Kajang or Home? High Court decides Najib’s fate today

High Court judge Alice Loke is scheduled to deliver her decision at 9am on Najib’s application to compel the government and six other parties to implement the alleged Additional Order (Titah Adendum).

NOOR AZLIDA ALIMIN
22 Dec 2025 07:13am
Najib Razak (centre) at court. (BERNAMA PHOTO)
Najib Razak (centre) at court. (BERNAMA PHOTO)

KUALA LUMPUR – Today marks another significant episode in the nation’s history as the High Court here decides whether former Prime Minister Datuk Seri Najib Razak will be allowed to serve his prison sentence at home or remain incarcerated at Kajang Prison.

High Court judge Alice Loke is scheduled to deliver her decision at 9am on Najib’s application to compel the government and six other parties to implement the alleged Additional Order (Titah Adendum).

Najib, 72, is seeking an order that would allow him to serve the remainder of his sentence under house arrest.

The Pahang-born former leader has been imprisoned for more than three years since Aug 23, 2022, after being sentenced to six years’ jail and fined RM50 million upon conviction for misappropriating RM42 million of SRC International Sdn Bhd funds.

If Najib succeeds in his application, he will be permitted to serve his sentence at his residence. However, if the court dismisses the application, he will remain in Kajang Prison and is due for release on Aug 23, 2028.

On Nov 24, Alice had initially fixed Jan 5 next year to deliver her decision after hearing submissions from Senior Federal Counsel Shamsul Bolhassan, who represents the government and the six other respondents. However, the decision date was subsequently brought forward to today.

At the same proceedings, the court will also rule on a judicial review application filed by Najib’s counsel, Tan Sri Muhammad Shafee Abdullah.

On Aug 13, the Federal Court in Putrajaya ordered that the matter be remitted to the High Court for a hearing on its merits, after dismissing the Attorney General’s application to appeal against a Court of Appeal decision relating to the alleged additional document.

Related Articles:

The Federal Court also rejected the Attorney General’s appeal against the Court of Appeal’s ruling that allowed Najib to adduce fresh evidence in support of the existence of the additional document.

The former Pekan MP subsequently applied for an order of mandamus to compel the respondents to respond and to confirm the existence of the alleged additional document dated Jan 29, 2024.

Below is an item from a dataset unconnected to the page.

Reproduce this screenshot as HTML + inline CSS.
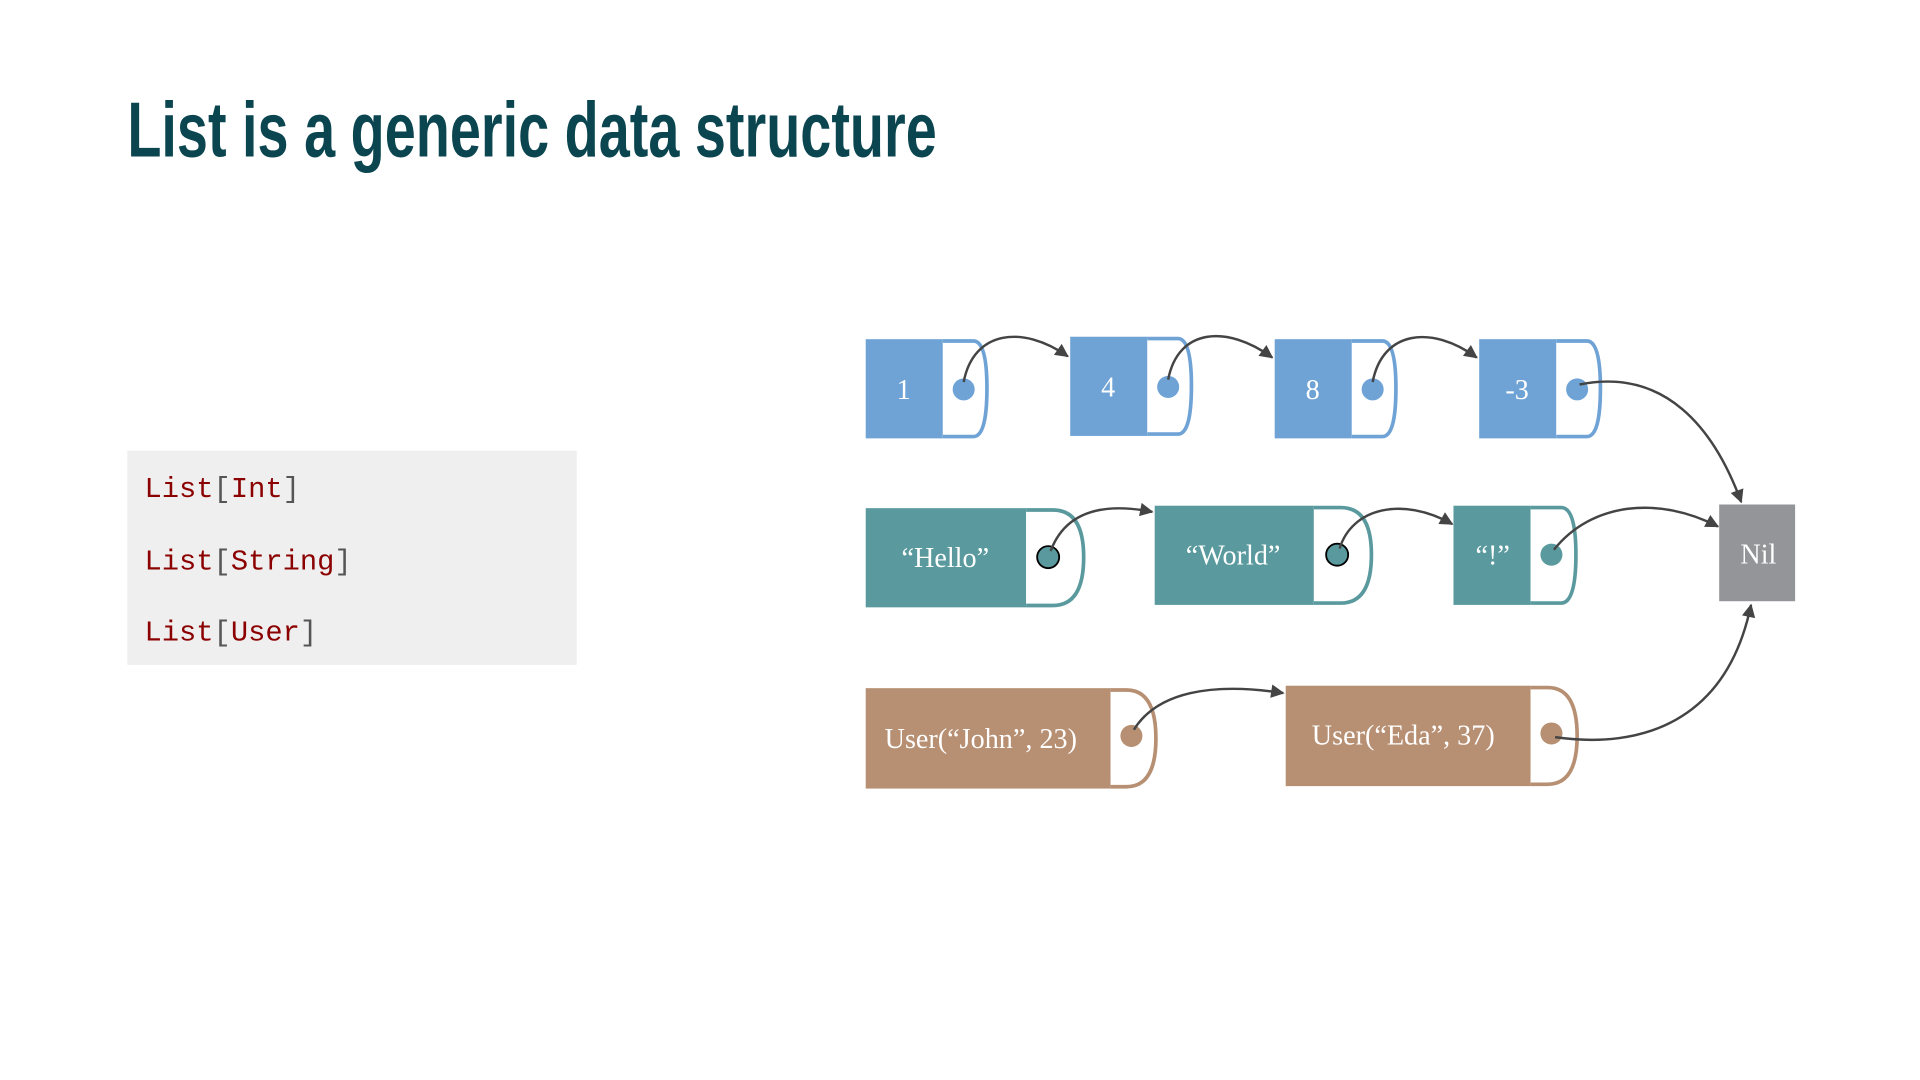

In the application, Najib named the Home Minister, the Prisons Department’s Commissioner General, the Attorney General, the Pardons Board for the Federal Territories of Kuala Lumpur, Labuan and Putrajaya, the Minister in the Prime Minister’s Department (Law and Institutional Reform), the Director-General of the Legal Affairs Division in the Prime Minister’s Department and the Malaysian government as respondents.

The former finance minister also sought an order that, should the additional document be found to exist, all or any of the respondents be directed to implement it immediately. This includes transferring him from Kajang Prison to his residence in the capital to serve the remainder of his sentence.

On July 3, 2024, High Court judge Datuk Amarjeet Singh dismissed Najib’s application for leave to commence judicial review, ruling that four affidavits had been submitted in support of Najib’s claims.

Najib was originally sentenced by the High Court to 12 years’ imprisonment and fined RM210 million. The conviction and sentence were upheld by both the Court of Appeal and the Federal Court after his appeals were dismissed.

He later filed a petition for royal pardon on Sept 2, 2022, which resulted in the Pardons Board reducing his prison term from 12 years to six years and cutting the fine from RM210 million to RM50 million.